Mas eu conseguia ouvir bem ao longe que aquilo não era mesmo para mim! E pé ante pé, fui-me afastando e acabei por ir até ao pequeno parque de merendas onde tinha um campo de futebol de cinco. Os putos, três da terra, e outros três que tinham ido connosco, andavam por lá a jogar e fiquei a vê-los. Geralmente nestas idades nunca ninguém consegue explicar aos miúdos o que é o futebol: um jogo com duas equipas mas só com uma bola e em que o objetivo é passá-la, de jogador em jogador, até consegui-la enfiá-la por entre os postes. E os putos fazem o oposto, em vez de fazerem a bola correr, correm feitos malucos com ela nos pés. Até a perderem. Para fazerem isso, deveriam inventar um outro jogo, em que cada um jogava com uma bola.
Um dos putos da equipa da terra, acho que era o mais alto, mexia-se com os tiques do Cristianinho. Talvez seja normal. Eu não via putos a jogar há muitos anos, mas os putos imitam sempre os ídolos. Talvez hoje os putos joguem todos a imitar o Cristianinho. Eu por exemplo, tinha a mania de me movimentar como o Caniggia, ou o Poborsky ou o Kulkov...! Bom, isto depois de me ter passado aquela fase de querer imitar o melhor guarda-redes do mundo.
Passado um bom bocado chega uma mulher do nosso grupo, e que fiquei a saber que era mãe de um dos putos. Talvez seja mais ou menos da minha idade. Baixa, cabelos pelos ombros, pintados, talvez entre o loiro e o cor-de-laranja. Facilmente a identifico só pela voz grave e anasalada como a da Sónia Tavares. Ela ficou uns metros à minha frente sentada noutro banco. Eu continuava também sentado, sozinho, a observar os putos, mas agora mais interessado em observar a mãe. A mãe ia dando instruções. Fazia comentários. Até que a mãe foi também jogar e foi para a baliza. E as regras subitamente mudaram: "se alguém chutar de força leva vermelho".
Mais adiante, lá ao fundo, depois do campo de futebol, tinha saído o grupo de pessoas que por lá tinha estado à sombra. E passado um bocado um puto que passou por lá achou um telemóvel ou televisor. Os telemóveis agora são quase do tamanho dos televisores. Longe vão os tempos em que os homens competiam para ver quem o tinha mais pequeno. O Adulto dizia-lhe que ele ia fazer alguém feliz, alguém que já poderia ter dado conta que tinha perdido o telemóvel. Mas ainda assim o puto advertia "Se não for de ninguém fica para mim"!

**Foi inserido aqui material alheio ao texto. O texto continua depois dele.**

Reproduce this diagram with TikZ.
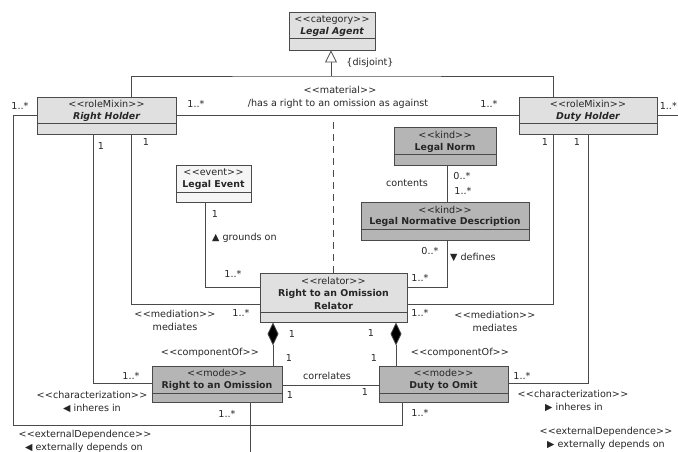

Nos dias de hoje não sei qual seria a percentagem de crianças que, achando um telemóvel que mais parece um televisor o iria entregar. Se calhar estou a partir de um princípio negativo, é possível, mas ainda assim, o puto marcou uns pontos, ou melhor, as pessoas que o educaram a entregar o que não é dele marcaram pontos.
E foi só mais um dia a anti-socializar por aí.